The euro strengthened for a fifth day versus the dollar, headed for its biggest weekly gain in almost two years, amid speculation inflation pressure may spur the European Central Bank to raise borrowing costs this year.
The common currency was set for a weekly advance versus all of its 16 major counterparts as traders bet European finance ministers may next week reinforce measures to stem the region’s debt crisis. ECB President Jean-Claude Trichet yesterday signaled he’s prepared to raise interest rates if needed. The Dollar Index dropped a fifth day as confidence in the U.S. economic recovery wavered and the Swiss franc declined.

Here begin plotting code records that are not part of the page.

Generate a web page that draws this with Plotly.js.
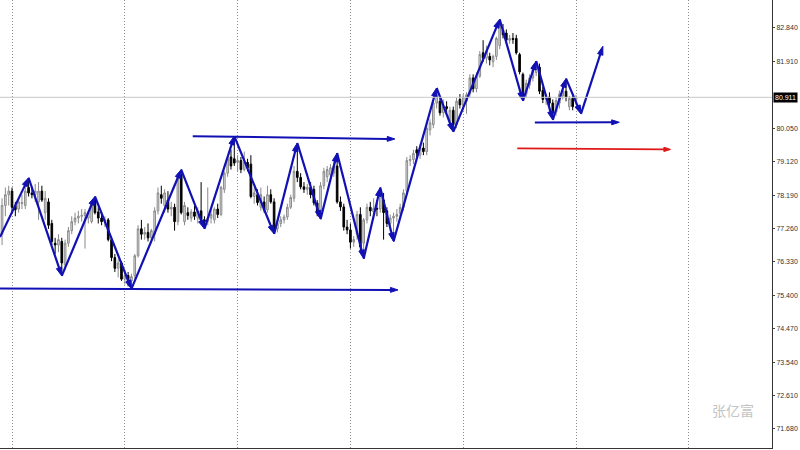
<!DOCTYPE html>
<html>
<head>
<meta charset="utf-8">
<script src="https://cdn.plot.ly/plotly-3.0.1.min.js"></script>
<style>html,body{margin:0;padding:0;background:#fff;}#chart{width:800px;height:450px;}</style>
</head>
<body>
<div id="chart"></div>
<script>
// ---- candle data (bar index = position) ----
const open = [77.10,77.90,78.20,78.30,77.90,77.80,77.95,77.90,78.40,78.25,78.20,78.00,78.30,77.70,78.00,77.40,76.85,76.80,76.90,76.25,76.85,77.20,77.45,77.55,77.60,77.62,77.55,77.45,78.05,77.72,77.55,77.45,77.50,76.95,76.45,76.15,76.30,75.85,75.95,75.80,75.95,76.50,77.25,77.10,77.15,77.00,77.10,77.75,78.20,77.90,78.05,77.80,77.85,77.45,78.75,77.45,77.70,77.55,77.72,77.55,77.75,77.50,77.45,77.55,77.50,77.80,77.65,78.35,78.80,79.25,79.20,79.10,79.15,78.90,79.10,79.05,78.15,78.20,77.85,78.00,77.78,78.20,78.00,77.25,77.40,77.50,77.58,77.85,78.10,78.85,78.68,78.42,78.35,78.40,78.35,77.97,77.75,78.45,78.70,78.75,78.80,79.00,78.00,77.86,77.30,77.22,76.88,77.10,77.65,76.85,77.50,77.85,77.72,77.82,77.80,78.05,77.75,77.40,77.55,77.60,77.68,77.85,78.30,79.15,79.18,79.45,79.30,79.50,79.40,80.00,80.15,80.75,80.80,80.48,80.65,80.25,80.55,80.15,80.85,80.68,80.80,81.00,81.45,81.15,81.50,82.15,82.00,82.05,81.90,82.05,82.35,82.78,82.70,82.50,82.55,82.55,82.10,81.55,81.00,81.25,81.45,81.60,81.75,81.10,80.85,80.92,80.75,80.50,80.75,80.95,81.08,80.65,80.88,80.82];
const high = [78.10,78.40,78.45,78.40,78.00,78.10,78.20,78.45,78.67,78.40,78.50,78.55,78.45,78.30,78.10,77.50,77.00,77.10,77.00,76.95,77.30,77.60,77.70,77.75,77.80,77.80,77.75,78.05,78.15,77.85,77.65,77.60,77.55,77.00,76.55,76.40,76.35,76.10,76.05,76.00,76.55,77.35,77.50,77.30,77.40,77.25,77.85,78.40,78.45,78.35,78.30,78.00,77.95,78.80,78.90,78.00,77.85,77.80,77.90,77.85,78.55,77.60,78.40,77.75,77.85,77.95,78.45,78.85,79.30,79.45,79.83,79.30,79.25,79.40,79.20,79.30,78.40,78.35,78.40,78.15,78.45,78.35,78.10,77.50,77.60,77.65,77.95,78.20,79.00,79.64,78.80,78.55,78.50,78.55,78.45,78.05,78.55,78.95,79.00,79.05,79.10,79.36,78.15,77.95,77.50,77.40,77.05,77.75,77.85,77.55,77.95,78.00,78.10,78.05,78.40,78.25,77.85,77.65,77.70,77.80,77.95,78.35,79.25,79.30,79.45,79.55,79.60,79.65,80.15,80.30,80.85,81.17,80.95,80.85,80.80,80.65,80.65,80.90,81.00,81.00,81.05,81.55,81.55,81.60,82.20,82.50,82.35,82.15,82.10,82.60,83.08,82.95,82.80,82.65,82.70,82.65,82.15,81.60,81.40,81.55,81.80,81.92,81.85,81.20,81.00,81.05,80.85,80.90,81.10,81.20,81.43,80.95,81.00,80.98];
const low = [76.80,77.60,77.90,77.70,77.60,77.70,77.80,77.80,78.15,78.10,78.00,77.50,78.00,77.50,77.25,76.80,76.55,76.60,75.98,76.10,76.75,77.10,77.35,77.40,77.45,76.70,77.40,77.40,77.65,77.40,77.35,77.30,76.90,76.35,76.05,75.90,75.80,75.70,75.65,75.58,75.85,76.45,76.95,76.95,76.90,76.85,76.90,77.65,77.95,77.70,77.70,77.60,77.20,77.35,77.65,77.35,77.50,77.45,77.50,77.40,77.40,77.25,77.35,77.40,77.40,77.55,77.60,78.25,78.70,78.90,79.00,78.85,78.80,78.85,78.85,78.10,77.95,77.90,77.75,77.70,77.70,77.95,77.11,77.15,77.30,77.40,77.50,77.80,78.00,78.55,78.35,78.25,78.20,78.10,77.90,77.60,77.52,78.35,78.55,78.60,78.70,77.95,77.75,77.20,77.10,76.70,76.75,76.95,76.60,76.42,77.40,77.60,77.50,77.60,77.70,76.95,77.30,77.20,76.90,77.45,77.55,77.75,78.20,79.00,79.05,79.25,79.20,79.30,79.30,79.85,80.05,80.60,80.40,80.35,80.45,80.15,79.95,80.05,80.60,80.55,80.45,80.90,81.05,81.05,81.45,81.90,81.85,81.80,81.75,81.95,82.25,82.55,82.40,82.40,82.40,82.10,81.55,80.81,80.90,81.15,81.35,81.50,81.00,80.75,80.70,80.60,80.28,80.40,80.60,80.85,80.80,80.55,80.55,80.70];
const close = [77.90,78.20,78.30,77.85,77.78,78.00,77.98,78.30,78.25,78.20,78.30,78.30,78.05,78.10,77.35,76.90,76.80,76.95,76.30,76.85,77.20,77.45,77.55,77.60,77.62,77.70,77.70,78.00,77.70,77.55,77.45,77.50,76.95,76.45,76.15,76.30,75.85,75.95,75.80,75.92,76.50,77.25,77.10,77.15,77.00,77.20,77.75,78.25,78.10,78.25,77.80,77.85,77.45,78.70,77.70,77.90,77.62,77.72,77.60,77.75,77.50,77.45,77.55,77.65,77.80,77.65,78.40,78.80,79.20,79.00,79.08,79.15,78.90,79.10,78.95,78.15,78.25,77.98,78.20,77.78,78.20,78.00,77.20,77.40,77.50,77.58,77.85,78.12,78.85,78.68,78.42,78.35,78.40,78.20,77.97,77.72,78.45,78.85,78.90,78.95,79.00,78.00,77.86,77.30,77.22,76.88,76.95,77.65,76.75,77.50,77.85,77.75,77.82,77.80,78.25,77.70,77.40,77.55,77.60,77.65,77.85,78.25,79.15,79.18,79.35,79.36,79.50,79.40,80.05,80.20,80.75,80.95,80.48,80.65,80.60,80.55,80.15,80.80,80.70,80.92,80.98,81.45,81.15,81.50,82.10,82.00,82.20,81.95,82.05,82.55,82.95,82.65,82.50,82.55,82.52,82.15,81.62,80.95,81.30,81.45,81.72,81.85,81.08,80.85,80.90,80.75,80.48,80.82,81.00,81.10,80.92,80.88,80.65,80.911];

// ---- drawn analysis lines (bar index, price) ----
const zigzagX = [-0.62, 8, 18, 28, 39, 54, 61, 70, 82, 89, 96, 101, 109, 114, 118, 131, 136, 150, 157, 161, 166, 170, 174.5, 181.1];
const zigzagY = [77.02, 78.67, 75.94, 78.15, 75.58, 78.90, 77.25, 79.83, 77.11, 79.64, 77.52, 79.36, 76.42, 78.40, 76.90, 81.17, 79.95, 83.08, 80.81, 81.92, 80.28, 81.43, 80.45, 82.33];
const supportX = [-0.62, 119.35], supportY = [75.59, 75.55];
const resistX = [57.47, 118.4], resistY = [79.83, 79.75];
const lowLineX = [160.6, 186.05], lowLineY = [80.21, 80.215];
const redLineX = [155.3, 201.5], redLineY = [79.49, 79.46];

// ---- axes ----
const yTicks = [71.68, 72.61, 73.54, 74.47, 75.40, 76.33, 77.26, 78.19, 79.12, 80.05, 81.91, 82.84];
const gridBars = [3, 37, 71, 105, 139, 173, 207];
const lastPrice = close[close.length - 1];
const watermark = '张亿富';

const blue = '#1010b4';
const idx = close.map((_, i) => i);

function arrowLine(x, y, color, w, s) {
  return {
    type: 'scatter', mode: 'lines+markers', x: x, y: y,
    line: {color: color, width: w},
    marker: {symbol: 'arrow', angleref: 'previous', size: x.map((_, i) => i === 0 ? 0 : s), color: color, opacity: 1,
             line: {width: 1, color: color}},
    hoverinfo: 'skip', showlegend: false
  };
}

const traces = [
  {
    type: 'candlestick', x: idx, open: open, high: high, low: low, close: close,
    increasing: {line: {color: '#8a8a8a', width: 1}, fillcolor: '#e0e0e0'},
    decreasing: {line: {color: '#000000', width: 1}, fillcolor: '#000000'},
    whiskerwidth: 0, hoverinfo: 'skip', showlegend: false
  },
  arrowLine(supportX, supportY, blue, 2, 8),
  arrowLine(resistX, resistY, blue, 2, 8),
  arrowLine(lowLineX, lowLineY, blue, 2, 8),
  arrowLine(redLineX, redLineY, '#e01818', 1.6, 7),
  arrowLine(zigzagX, zigzagY, blue, 2.2, 9)
];

const layout = {
  width: 800, height: 450,
  margin: {l: 0, r: 28, t: 0, b: 2},
  paper_bgcolor: '#ffffff', plot_bgcolor: '#ffffff',
  showlegend: false,
  xaxis: {
    range: [-0.62, 232.08], rangeslider: {visible: false},
    tickvals: gridBars, showticklabels: false, ticks: '',
    showgrid: true, gridcolor: '#8c8c8c', gridwidth: 1, griddash: '1px,2px',
    zeroline: false, showline: true, linecolor: '#333333', linewidth: 1
  },
  yaxis: {
    side: 'right', range: [71.15, 83.619],
    tickvals: yTicks, ticktext: yTicks.map(v => v.toFixed(3)),
    ticks: 'outside', ticklen: 2, tickcolor: '#444444', tickwidth: 1,
    tickfont: {family: 'Liberation Sans, Arial, sans-serif', size: 7, color: '#333333'},
    showgrid: false, zeroline: false, showline: true, linecolor: '#333333', linewidth: 1
  },
  shapes: [
    {type: 'line', xref: 'paper', x0: 0, x1: 1, yref: 'y', y0: lastPrice, y1: lastPrice, line: {color: '#c8c8c8', width: 1}}
  ],
  annotations: [
    {xref: 'paper', x: 1, yref: 'y', y: lastPrice, xanchor: 'left', yanchor: 'middle', xshift: 1,
     text: lastPrice.toFixed(3), showarrow: false, bgcolor: '#000000', borderpad: 1,
     font: {family: 'Liberation Sans, Arial, sans-serif', size: 7, color: '#ffffff'}},
    {xref: 'paper', x: 0.949, yref: 'paper', y: 0.085, xanchor: 'center', yanchor: 'middle',
     text: watermark, showarrow: false,
     font: {family: 'Noto Sans CJK SC, sans-serif', size: 14, color: '#c4c4c4'}}
  ]
};

Plotly.newPlot('chart', traces, layout, {displayModeBar: false, staticPlot: true});
</script>
</body>
</html>
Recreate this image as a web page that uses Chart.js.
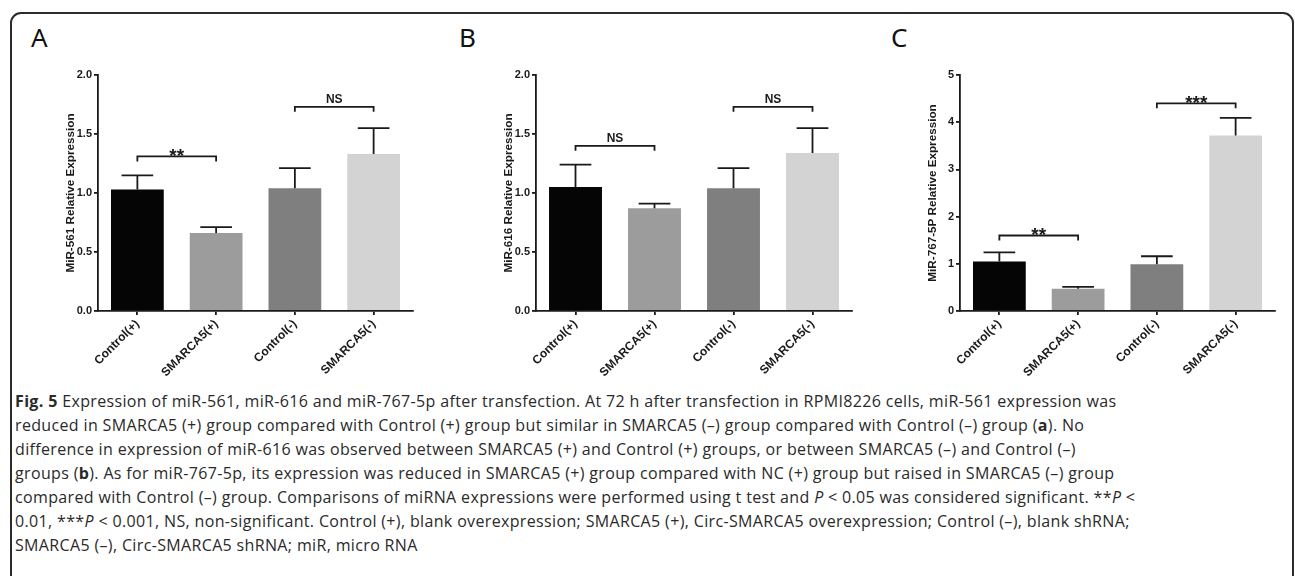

“If the periphery is to be ring-fenced, the ECB can concentrate more on price stability,” said Stephen Gallo, head of market analysis at Schneider Foreign Exchange in London. “People have quite rapidly moved away from the U.S. growth story and are clearly focusing on the euro. Pure hawkishness on the part of Trichet yesterday is a driver for the euro.”
Europe’s currency headed for a weekly gain versus the greenback after the Federal Statistics Office in Wiesbaden said today the German inflation rate, calculated using a harmonized European method, rose to 1.9 percent in December from 1.6 percent in November. That’s the fastest since October 2008. Spain’s underlying inflation rate accelerated in December at the fastest pace in almost two years, a separate report showed.
EUR/USD: traded within $1.3460-$1.3320.
GBP/USD: consolidated near resent highs.
USD/JPY: eased to Y82.40, but bounsed back to Y83.